It is a Saturday January 1970… I am 11 years old.
The mail is delivered through our slot in the afternoon. I push my dog aside to get to the pile, searching for one of my horse magazines, and see a letter trimmed in red, white, and blue, addressed to me. My mother takes it out of my hand, and opens it to protect me from the unknown sender. The letter is from a soldier named George stationed at the Army Training Center in Fort Dix, New Jersey. It starts out:
“Hi Carol, well you don’t know who I am but I found an envelope in my locker with your address on it, so I thought I would drop you a line.” He goes on to say that the letter was left by another soldier who previously had his locker. That soldier was my brother’s best friend Jacky. George thought I was Jacky’s girlfriend, and was just looking for a girl to write to…someone who might think of him when she watched the news, or while she was hanging out with her friends. Someone George might imagine was pining for him, waiting for him to come home to her.
But instead it was me, a chubby eleven-year-old with braces, who loved sports and horses. My mother told me to write back to him and explain—that he might still like to have a penpal from home. So I did, and that was the beginning of our unusual relationship. I wrote to Jacky and George that whole year, telling them about each Boston team’s triumphs and trades. There was nothing else to talk about, but I was eleven; I didn’t understand.
In the early days of the war, they would politely reply each month, voicing their outrage at the Sox’s Jim Lomborg being traded, or how many fights were in the latest Bruin’s game. But soon after they arrived in Vietnam, the letters started to change. The peace sign, and the words scribbled, “pray for peace,” started appearing on the backs of the envelopes. They talked about “Charlie,” and rats, and rockets, and skies on fire. Again, I was eleven; I didn’t understand.
My mother started monitoring the letters closely, in fear they might forget they were writing to a child. But now, as I study these letters, it is easy to read between the lines and feel the sadness, despair, and even horror that none of us could understand, unless we were there.
Jacky came home for that Christmas, but we suddenly stopped hearing from George. In November we had sent him a care package with a big Santa sticker pasted on the side of the box. Inside I put one of my horse magazines, a Sports Illustrated, the Red Sox yearbook, a poster of John Havlicheck, my Dad’s bottle of Old Spice, and a picture of me in my Bruin’s jacket. My mother put in the Boston Sunday Globe, and a tin of toll house cookies.

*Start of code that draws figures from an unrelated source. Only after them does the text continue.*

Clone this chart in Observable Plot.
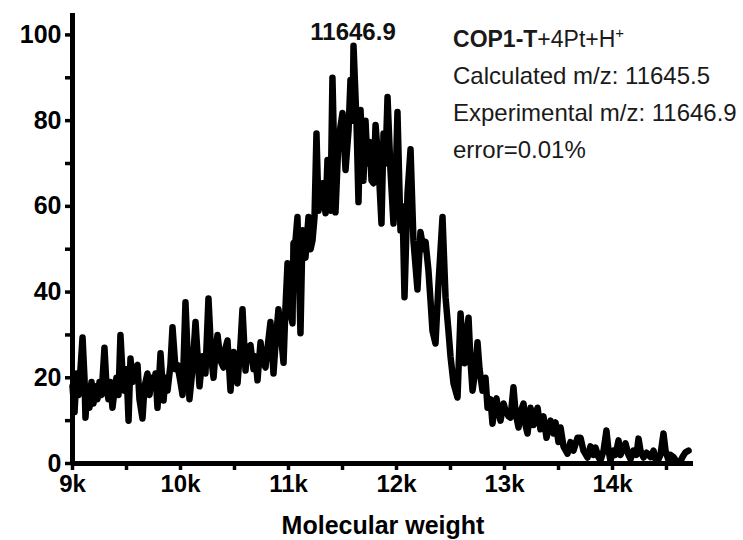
<!DOCTYPE html>
<html>
<head>
<meta charset="utf-8">
<script src="https://cdn.jsdelivr.net/npm/d3@7"></script>
<script src="https://cdn.jsdelivr.net/npm/@observablehq/plot@0.6"></script>
<style>
  html, body { margin: 0; padding: 0; background: #fff; }
  #chart { width: 743px; height: 540px; }
</style>
</head>
<body>
<div id="chart"></div>
<script>
// Molecular weight (Da)
const mass = [
  9000, 9019, 9037, 9056, 9074, 9093, 9111, 9120, 9139, 9157, 9176, 9194, 9213, 9231, 9250, 9269,
  9296, 9315, 9333, 9352, 9370, 9389, 9407, 9426, 9444, 9463, 9481, 9500, 9519, 9537, 9556, 9574,
  9602, 9620, 9648, 9667, 9694, 9713, 9731, 9750, 9769, 9787, 9815, 9843, 9861, 9880, 9907, 9926,
  9954, 9972, 10000, 10019, 10046, 10083, 10111, 10139, 10176, 10204, 10231, 10259, 10287, 10306, 10324, 10343,
  10370, 10398, 10417, 10435, 10463, 10491, 10509, 10528, 10556, 10574, 10602, 10620, 10648, 10676, 10694, 10713,
  10741, 10759, 10787, 10806, 10833, 10861, 10880, 10907, 10954, 10972, 10991, 11019, 11037, 11046, 11065, 11083,
  11111, 11130, 11157, 11185, 11204, 11222, 11241, 11259, 11278, 11296, 11315, 11343, 11361, 11389, 11407, 11435,
  11463, 11500, 11528, 11556, 11574, 11593, 11602, 11630, 11648, 11667, 11694, 11713, 11731, 11750, 11769, 11787,
  11806, 11833, 11861, 11880, 11898, 11917, 11944, 11972, 11991, 12009, 12037, 12056, 12074, 12102, 12130, 12157,
  12194, 12222, 12250, 12269, 12296, 12315, 12333, 12361, 12389, 12426, 12454, 12481, 12500, 12528, 12565, 12593,
  12611, 12630, 12648, 12667, 12685, 12704, 12731, 12750, 12769, 12796, 12824, 12843, 12870, 12889, 12907, 12926,
  12944, 12963, 12991, 13009, 13037, 13056, 13083, 13102, 13130, 13148, 13176, 13194, 13213, 13241, 13269, 13306,
  13333, 13361, 13389, 13426, 13454, 13472, 13500, 13519, 13546, 13583, 13611, 13639, 13676, 13704, 13731, 13769,
  13796, 13824, 13843, 13870, 13889, 13917, 13944, 13963, 13981, 14009, 14028, 14056, 14074, 14093, 14120, 14148,
  14167, 14194, 14222, 14241, 14259, 14287, 14315, 14352, 14380, 14398, 14417, 14444, 14472, 14491, 14519, 14537,
  14565, 14593, 14630, 14648, 14676, 14704
];
// Relative intensity (%)
const intensity = [
  18, 12, 21, 16, 22, 29.4, 20, 10.7, 18, 13, 19, 14, 18, 15, 19, 16,
  27, 18, 15, 19, 13, 17, 20, 16, 30, 21, 17, 22, 10, 24.5, 19, 22,
  23, 15, 10.5, 18, 21, 16, 20, 18, 21, 13, 25.7, 14.7, 20, 17, 23, 31.8,
  22, 23, 19, 16, 37.6, 15, 22, 33, 18, 25, 21, 38.5, 24, 20, 26, 30,
  24, 22.4, 27, 28.7, 17, 26, 21, 18.7, 28, 36, 21.7, 27, 27.6, 22, 25, 19.4,
  28.3, 24, 22.4, 27, 33, 21, 28, 36, 23.5, 36.4, 46.7, 35, 32.7, 51.4, 52, 57.5,
  30.4, 54.4, 48, 57.5, 50, 52, 57.5, 77, 59, 62, 65.4, 58.4, 70.8, 59, 90, 58.6,
  75.5, 81.8, 68.5, 77.8, 89.5, 80, 97.5, 79.4, 61, 82.5, 66, 80, 70, 75, 66, 65.4,
  79, 70, 56, 77, 70, 85.5, 68.5, 56, 65, 82, 54.4, 60, 38.8, 63, 73.3, 52,
  40.6, 54, 50, 51.7, 45, 38, 31, 28, 42, 57.5, 38.8, 31, 25, 18.7, 15.4, 35,
  28, 23.4, 30, 34, 24, 17, 22, 28.3, 22, 17, 20, 13, 15, 9.3, 13, 15.2,
  12, 10, 14, 12.4, 11, 10.7, 17.8, 12, 8.4, 12, 14, 9, 7, 13, 9, 13,
  8, 11, 6, 10, 7, 9.6, 5, 8.4, 4, 2.3, 5, 3, 6, 6, 3, 1.4,
  4, 2, 3.7, 1.5, 0.7, 3, 7.7, 3, 0.7, 3, 2, 5.4, 2, 3, 4.7, 2,
  1, 3, 2, 5.8, 3, 1.4, 2.5, 1.5, 3, 1, 0.5, 2, 7, 3, 0.7, 2,
  1.5, 0.5, 0.5, 1.5, 2.6, 3
];
const yTickValues = [0, 10, 20, 30, 40, 50, 60, 70, 80, 90, 100];
const yLabelValues = [0, 20, 40, 60, 80, 100];
const xTickValues = [9000, 9500, 10000, 10500, 11000, 11500, 12000, 12500, 13000, 13500, 14000, 14500];
const xLabelValues = [9000, 10000, 11000, 12000, 13000, 14000];
const xTitle = "Molecular weight";
const peakLabel = "11646.9";
const peakAt = [11602, 98.8];
const infoBold = "COP1-T";
const infoRest = "+4Pt+H";
const infoLines = ["Calculated m/z: 11645.5", "Experimental m/z: 11646.9", "error=0.01%"];
const infoAt = [12528, 97];

const data = mass.map((m, i) => ({mass: m, value: intensity[i]}));

const W = 743, H = 540, ML = 72, MR = 50, MT = 13, MB = 77;
const xDomain = [9000, 14750], yDomain = [0, 105];

const plot = Plot.plot({
  width: W, height: H,
  marginLeft: ML, marginRight: MR, marginTop: MT, marginBottom: MB,
  x: {domain: xDomain},
  y: {domain: yDomain},
  style: {fontFamily: "'Liberation Sans', Arial, sans-serif", background: "#fff", color: "#000", overflow: "visible"},
  marks: [
    Plot.axisY({ticks: yTickValues, tickSize: 7, strokeWidth: 3.5, tickPadding: 4,
      tickFormat: d => yLabelValues.includes(d) ? String(d) : "", label: null,
      fontSize: 25, fontWeight: "bold"}),
    Plot.axisX({ticks: xTickValues, tickSize: 7, strokeWidth: 3.5, tickPadding: 4,
      tickFormat: d => xLabelValues.includes(d) ? (d / 1000) + "k" : "", label: null,
      fontSize: 24, fontWeight: "bold"}),
    Plot.line(data, {x: "mass", y: "value", stroke: "#000", strokeWidth: 6.5, strokeLinejoin: "round", strokeLinecap: "round"}),
    Plot.ruleX([xDomain[0]], {stroke: "#000", strokeWidth: 5}),
    Plot.ruleY([0], {stroke: "#000", strokeWidth: 5}),
    Plot.text([xTitle], {frameAnchor: "bottom", dy: 70, fontSize: 25, fontWeight: "bold", fill: "#000"})
  ]
});

// annotations positioned via the same linear mapping as the plot scales
const sx = d3.scaleLinear().domain(xDomain).range([ML, W - MR]);
const sy = d3.scaleLinear().domain(yDomain).range([H - MB, MT]);
const svg = d3.select(plot);
const g = svg.append("g").attr("font-family", "'Liberation Sans', Arial, sans-serif");
g.append("text").attr("x", sx(peakAt[0])).attr("y", sy(peakAt[1]))
  .attr("text-anchor", "middle").attr("font-size", 24).attr("font-weight", "bold").attr("fill", "#111")
  .text(peakLabel);
const ix = sx(infoAt[0]), iy = sy(infoAt[1]);
const t0 = g.append("text").attr("x", ix).attr("y", iy).attr("text-anchor", "start").attr("font-size", 23).attr("fill", "#1a1a1a");
t0.append("tspan").attr("font-weight", "bold").text(infoBold);
t0.append("tspan").text(infoRest);
t0.append("tspan").attr("font-size", 15).attr("dy", -9).text("+");
infoLines.forEach((s, i) => {
  g.append("text").attr("x", ix).attr("y", iy + 37 * (i + 1)).attr("text-anchor", "start")
    .attr("font-size", 24).attr("fill", "#1a1a1a").text(s);
});

document.getElementById("chart").appendChild(plot);
</script>
</body>
</html>
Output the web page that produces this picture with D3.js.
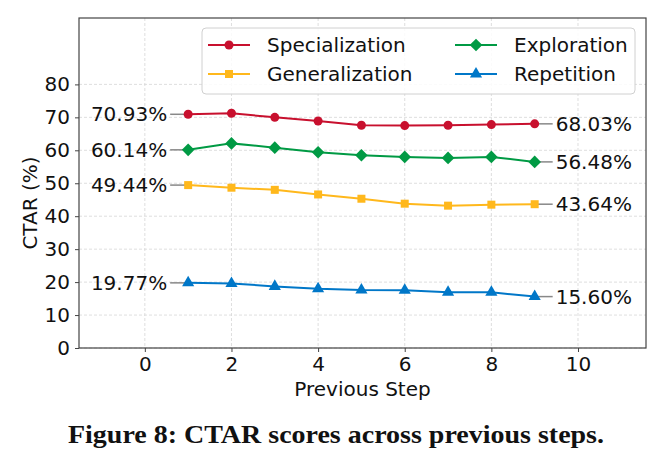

It was uncharacteristic for George not to reply, and my mother assumed the worst. To spare me, she told me that he probably had a girlfriend by now, and that he just didn’t have time for our friendship anymore. I believed her, and was even a bit mad at George. The older I got the more I thought about that scenario, and how it probably wasn’t true, that if I went to the Vietnam memorial wall, I would probably see his name. I guess I never wanted to know. I guess a lot of us never wanted to know.
It is Saturday January 2004. It is 11:00.
My husband Jeff and I are sitting at our kitchen table with our friend Billy, who has stopped by with coffee. Billy was a chopper pilot in Vietnam, and we are discussing the war in Iraq. It is a bitter subject for him, so Jeff starts to talk about a recording project I had been working on to take the conversation somewhere else. I began to talk about the album’s theme, and ultimately the subject really didn’t change. I told him I wanted to do a collection of songs to remind us of what war really is—that when somebody’s darling puts on a uniform, that he or she may never be coming home.
When I told Billy the theme, he began to recite the famous Veteran’s poem, In Flander’s Field. Visibly emotional, he said “you should put that to music, out of respect.” It was clear to me then, what my album would really be about.
Our country has always been divided about war, but ironically it is the casualties of those wars that unite us. No matter what side you are on, what time in history, or what ocean borders you, the loss is still the same. In 1970, I trivialized the war by writing to George and Jacky like they were simply big brothers away at college. But in 2004, it is easy to write a song as I watch the news and see a soldier’s high school picture, while his mother cries into a microphone. At least now I can begin to understand the tragedy. The problem with that is, until we walk in that mother’s shoes, or put on that soldier’s boots, we still don’t really get it. Until we “read between the lines” we don’t have the right to get it.
We can start by facing the walls, looking up at the names, and then praying for peace.
My album will be dedicated to my father, Jeff’s father, Kevin’s father, Mary’s brother, Noreen’s husband, Katy’s uncle, Michael’s best friend, Dawne’s cousin, Brian’s sister, Emma’s grandfather, Henry’s son, Carol’s penpal………Somebody’s Darling.